**Work to complete:** The entries below should be quoted exactly, with no pictures carried over.
-- begin Provided records --
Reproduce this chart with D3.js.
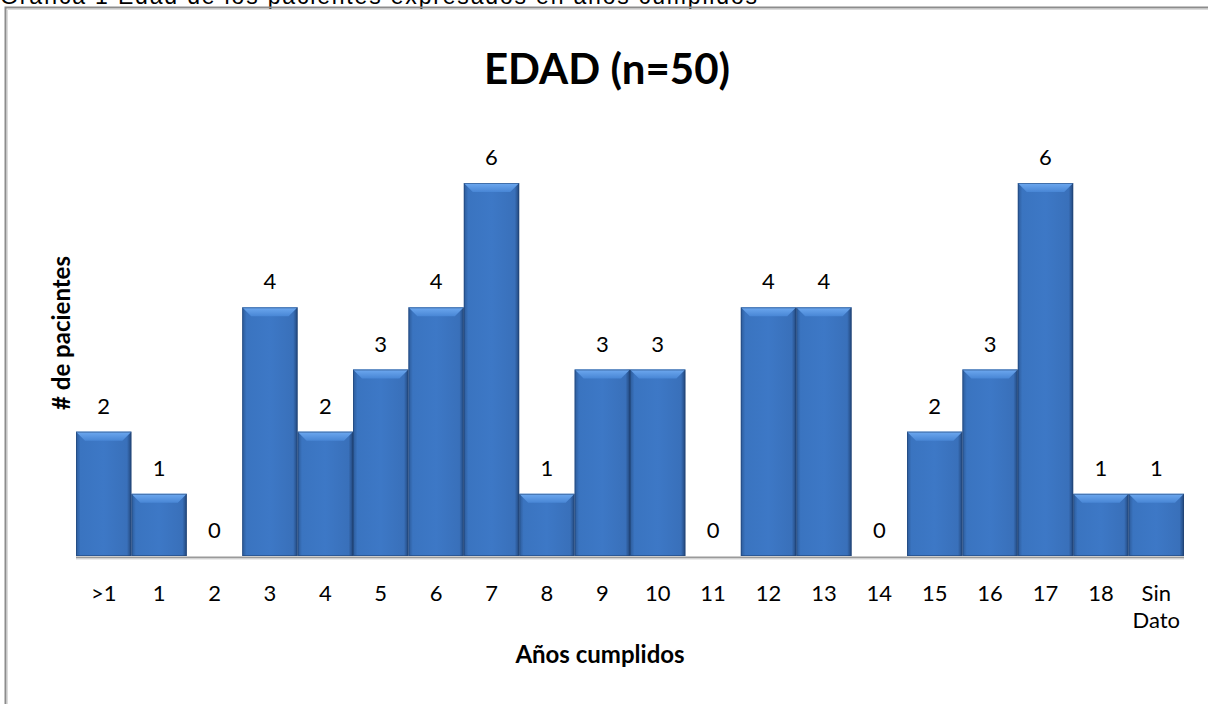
<!DOCTYPE html>
<html>
<head>
<meta charset="utf-8">
<script src="https://cdn.jsdelivr.net/npm/d3@7"></script>
<style>
  body { margin: 0; background: #fff; }
  svg { display: block; }
</style>
</head>
<body>
<div id="app"></div>
<script>
const categories = [">1", "1", "2", "3", "4", "5", "6", "7", "8", "9", "10", "11", "12", "13", "14", "15", "16", "17", "18", "Sin Dato"];
const values = [2, 1, 0, 4, 2, 3, 4, 6, 1, 3, 3, 0, 4, 4, 0, 2, 3, 6, 1, 1];
const dataset = categories.map((c, i) => ({ name: c, value: values[i] }));

const width = 1208;
const height = 704;
const left = 76, right = 1184, base = 556;
const font = 'Lato, Carlito, Calibri, sans-serif';

const svg = d3.select('#app')
  .append('svg')
  .attr('width', width)
  .attr('height', height);

// caption above the chart box, cut by the top edge as in the document
svg.append('text')
  .attr('x', 0)
  .attr('y', 4)
  .attr('font-family', 'Liberation Sans, Arial, sans-serif')
  .attr('font-size', 23)
  .attr('textLength', 757)
  .attr('fill', '#000')
  .text('Gráfica 1 Edad de los pacientes expresados en años cumplidos');

// chart frame
svg.append('path')
  .attr('d', `M5.5,${height} V7.5 H${width}`)
  .attr('fill', 'none')
  .attr('stroke', '#8c8c8c')
  .attr('stroke-width', 2);
svg.append('path')
  .attr('d', `M7.5,${height} V9.5 H${width}`)
  .attr('fill', 'none')
  .attr('stroke', '#dcdcdc')
  .attr('stroke-width', 1);

const xScale = d3.scaleBand()
  .range([left, right])
  .padding(0)
  .domain(categories);

const yScale = d3.scaleLinear()
  .domain([0, 6])
  .range([base, 183]);

const defs = svg.append('defs');
const g1 = defs.append('linearGradient').attr('id', 'barFill').attr('x1', 0).attr('x2', 1).attr('y1', 0).attr('y2', 0);
g1.append('stop').attr('offset', '0%').attr('stop-color', '#2c5a98');
g1.append('stop').attr('offset', '8%').attr('stop-color', '#3a74c0');
g1.append('stop').attr('offset', '50%').attr('stop-color', '#3d78c6');
g1.append('stop').attr('offset', '92%').attr('stop-color', '#3970ba');
g1.append('stop').attr('offset', '100%').attr('stop-color', '#22467a');
const g2 = defs.append('linearGradient').attr('id', 'bevel').attr('x1', 0).attr('x2', 0).attr('y1', 0).attr('y2', 1);
g2.append('stop').attr('offset', '0%').attr('stop-color', '#6ea9f0');
g2.append('stop').attr('offset', '100%').attr('stop-color', '#4886d5');

// axis line with a small shadow
svg.append('line')
  .attr('x1', left).attr('x2', right)
  .attr('y1', base + 1.5).attr('y2', base + 1.5)
  .attr('stroke', '#9a9a9a').attr('stroke-width', 2);
svg.append('line')
  .attr('x1', left).attr('x2', right)
  .attr('y1', base + 3).attr('y2', base + 3)
  .attr('stroke', '#d8d8d8').attr('stroke-width', 1);

const bars = svg.append('g')
  .selectAll('g')
  .data(dataset.filter(d => d.value > 0))
  .enter()
  .append('g');

const bw = xScale.bandwidth();
const bev = 9;

bars.append('rect')
  .attr('x', d => xScale(d.name))
  .attr('y', d => yScale(d.value))
  .attr('width', bw)
  .attr('height', d => base - yScale(d.value))
  .attr('fill', 'url(#barFill)');

// top bevel
bars.append('path')
  .attr('d', d => {
    const x0 = xScale(d.name), y0 = yScale(d.value);
    return `M${x0},${y0} H${x0 + bw} L${x0 + bw - bev},${y0 + bev} H${x0 + bev} Z`;
  })
  .attr('fill', 'url(#bevel)');

// darker outline
bars.append('rect')
  .attr('x', d => xScale(d.name) + 0.5)
  .attr('y', d => yScale(d.value) + 0.5)
  .attr('width', bw - 1)
  .attr('height', d => base - yScale(d.value) - 1)
  .attr('fill', 'none')
  .attr('stroke', '#1f4272')
  .attr('stroke-opacity', 0.55)
  .attr('stroke-width', 1);

// value labels
svg.append('g')
  .selectAll('text')
  .data(dataset)
  .enter()
  .append('text')
  .attr('x', d => xScale(d.name) + bw / 2)
  .attr('y', d => yScale(d.value) - 18)
  .attr('text-anchor', 'middle')
  .attr('font-family', font)
  .attr('font-size', 22)
  .attr('fill', '#000')
  .text(d => d.value);

// category labels
const xAxis = svg.append('g')
  .attr('transform', `translate(0, ${base})`)
  .call(d3.axisBottom(xScale).tickSize(0).tickPadding(0).tickFormat(() => ''));
xAxis.select('.domain').remove();
xAxis.selectAll('.tick text').remove();
xAxis.selectAll('.tick')
  .append('text')
  .attr('text-anchor', 'middle')
  .attr('font-family', font)
  .attr('font-size', 22)
  .attr('fill', '#000')
  .each(function(d) {
    const parts = d.split(' ');
    d3.select(this).selectAll('tspan')
      .data(parts)
      .enter()
      .append('tspan')
      .attr('x', 0)
      .attr('y', (p, i) => 45 + i * 27)
      .text(p => p);
  });

// axis titles
svg.append('text')
  .attr('x', 600)
  .attr('y', 663)
  .attr('text-anchor', 'middle')
  .attr('font-family', font)
  .attr('font-weight', 'bold')
  .attr('font-size', 24)
  .text('Años cumplidos');

svg.append('text')
  .attr('transform', 'translate(70, 333) rotate(-90)')
  .attr('text-anchor', 'middle')
  .attr('font-family', font)
  .attr('font-weight', 'bold')
  .attr('font-size', 24)
  .text('# de pacientes');

// chart title
svg.append('text')
  .attr('x', 607)
  .attr('y', 84)
  .attr('text-anchor', 'middle')
  .attr('font-family', font)
  .attr('font-weight', 'bold')
  .attr('font-size', 42)
  .text('EDAD (n=50)');
</script>
</body>
</html>
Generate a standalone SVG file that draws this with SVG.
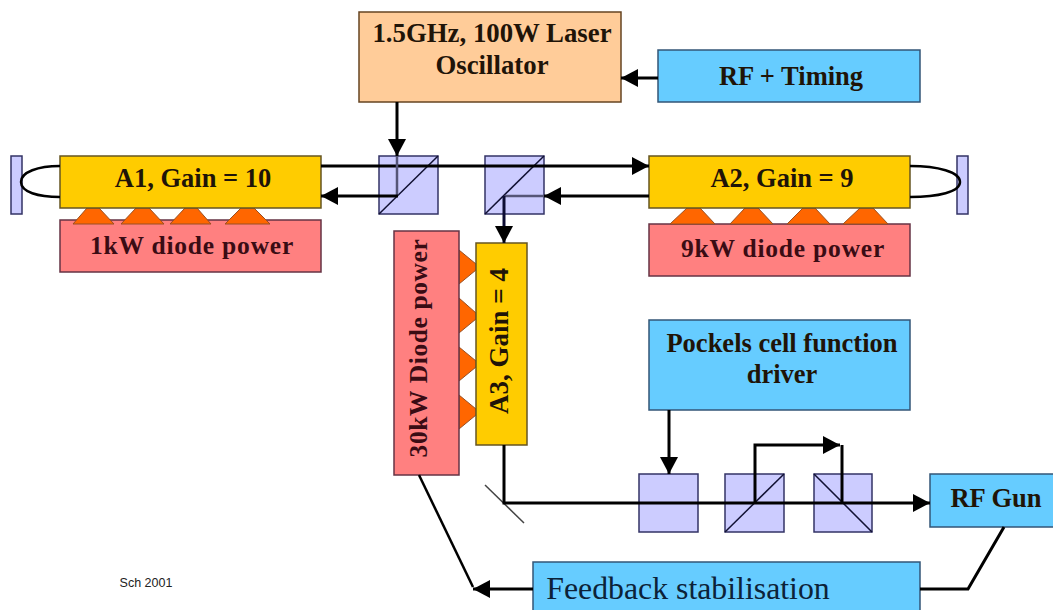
-- end Provided records --
**Reply to the exercise:**
Reproduce this chart with D3.js.
<!DOCTYPE html>
<html>
<head>
<meta charset="utf-8">
<script src="https://cdn.jsdelivr.net/npm/d3@7"></script>
<style>
  body { margin: 0; background: #fff; }
  svg { display: block; }
</style>
</head>
<body>
<div id="app"></div>
<script>
const categories = [">1", "1", "2", "3", "4", "5", "6", "7", "8", "9", "10", "11", "12", "13", "14", "15", "16", "17", "18", "Sin Dato"];
const values = [2, 1, 0, 4, 2, 3, 4, 6, 1, 3, 3, 0, 4, 4, 0, 2, 3, 6, 1, 1];
const dataset = categories.map((c, i) => ({ name: c, value: values[i] }));

const width = 1208;
const height = 704;
const left = 76, right = 1184, base = 556;
const font = 'Lato, Carlito, Calibri, sans-serif';

const svg = d3.select('#app')
  .append('svg')
  .attr('width', width)
  .attr('height', height);

// caption above the chart box, cut by the top edge as in the document
svg.append('text')
  .attr('x', 0)
  .attr('y', 4)
  .attr('font-family', 'Liberation Sans, Arial, sans-serif')
  .attr('font-size', 23)
  .attr('textLength', 757)
  .attr('fill', '#000')
  .text('Gráfica 1 Edad de los pacientes expresados en años cumplidos');

// chart frame
svg.append('path')
  .attr('d', `M5.5,${height} V7.5 H${width}`)
  .attr('fill', 'none')
  .attr('stroke', '#8c8c8c')
  .attr('stroke-width', 2);
svg.append('path')
  .attr('d', `M7.5,${height} V9.5 H${width}`)
  .attr('fill', 'none')
  .attr('stroke', '#dcdcdc')
  .attr('stroke-width', 1);

const xScale = d3.scaleBand()
  .range([left, right])
  .padding(0)
  .domain(categories);

const yScale = d3.scaleLinear()
  .domain([0, 6])
  .range([base, 183]);

const defs = svg.append('defs');
const g1 = defs.append('linearGradient').attr('id', 'barFill').attr('x1', 0).attr('x2', 1).attr('y1', 0).attr('y2', 0);
g1.append('stop').attr('offset', '0%').attr('stop-color', '#2c5a98');
g1.append('stop').attr('offset', '8%').attr('stop-color', '#3a74c0');
g1.append('stop').attr('offset', '50%').attr('stop-color', '#3d78c6');
g1.append('stop').attr('offset', '92%').attr('stop-color', '#3970ba');
g1.append('stop').attr('offset', '100%').attr('stop-color', '#22467a');
const g2 = defs.append('linearGradient').attr('id', 'bevel').attr('x1', 0).attr('x2', 0).attr('y1', 0).attr('y2', 1);
g2.append('stop').attr('offset', '0%').attr('stop-color', '#6ea9f0');
g2.append('stop').attr('offset', '100%').attr('stop-color', '#4886d5');

// axis line with a small shadow
svg.append('line')
  .attr('x1', left).attr('x2', right)
  .attr('y1', base + 1.5).attr('y2', base + 1.5)
  .attr('stroke', '#9a9a9a').attr('stroke-width', 2);
svg.append('line')
  .attr('x1', left).attr('x2', right)
  .attr('y1', base + 3).attr('y2', base + 3)
  .attr('stroke', '#d8d8d8').attr('stroke-width', 1);

const bars = svg.append('g')
  .selectAll('g')
  .data(dataset.filter(d => d.value > 0))
  .enter()
  .append('g');

const bw = xScale.bandwidth();
const bev = 9;

bars.append('rect')
  .attr('x', d => xScale(d.name))
  .attr('y', d => yScale(d.value))
  .attr('width', bw)
  .attr('height', d => base - yScale(d.value))
  .attr('fill', 'url(#barFill)');

// top bevel
bars.append('path')
  .attr('d', d => {
    const x0 = xScale(d.name), y0 = yScale(d.value);
    return `M${x0},${y0} H${x0 + bw} L${x0 + bw - bev},${y0 + bev} H${x0 + bev} Z`;
  })
  .attr('fill', 'url(#bevel)');

// darker outline
bars.append('rect')
  .attr('x', d => xScale(d.name) + 0.5)
  .attr('y', d => yScale(d.value) + 0.5)
  .attr('width', bw - 1)
  .attr('height', d => base - yScale(d.value) - 1)
  .attr('fill', 'none')
  .attr('stroke', '#1f4272')
  .attr('stroke-opacity', 0.55)
  .attr('stroke-width', 1);

// value labels
svg.append('g')
  .selectAll('text')
  .data(dataset)
  .enter()
  .append('text')
  .attr('x', d => xScale(d.name) + bw / 2)
  .attr('y', d => yScale(d.value) - 18)
  .attr('text-anchor', 'middle')
  .attr('font-family', font)
  .attr('font-size', 22)
  .attr('fill', '#000')
  .text(d => d.value);

// category labels
const xAxis = svg.append('g')
  .attr('transform', `translate(0, ${base})`)
  .call(d3.axisBottom(xScale).tickSize(0).tickPadding(0).tickFormat(() => ''));
xAxis.select('.domain').remove();
xAxis.selectAll('.tick text').remove();
xAxis.selectAll('.tick')
  .append('text')
  .attr('text-anchor', 'middle')
  .attr('font-family', font)
  .attr('font-size', 22)
  .attr('fill', '#000')
  .each(function(d) {
    const parts = d.split(' ');
    d3.select(this).selectAll('tspan')
      .data(parts)
      .enter()
      .append('tspan')
      .attr('x', 0)
      .attr('y', (p, i) => 45 + i * 27)
      .text(p => p);
  });

// axis titles
svg.append('text')
  .attr('x', 600)
  .attr('y', 663)
  .attr('text-anchor', 'middle')
  .attr('font-family', font)
  .attr('font-weight', 'bold')
  .attr('font-size', 24)
  .text('Años cumplidos');

svg.append('text')
  .attr('transform', 'translate(70, 333) rotate(-90)')
  .attr('text-anchor', 'middle')
  .attr('font-family', font)
  .attr('font-weight', 'bold')
  .attr('font-size', 24)
  .text('# de pacientes');

// chart title
svg.append('text')
  .attr('x', 607)
  .attr('y', 84)
  .attr('text-anchor', 'middle')
  .attr('font-family', font)
  .attr('font-weight', 'bold')
  .attr('font-size', 42)
  .text('EDAD (n=50)');
</script>
</body>
</html>
Generate a standalone SVG file that draws this with SVG.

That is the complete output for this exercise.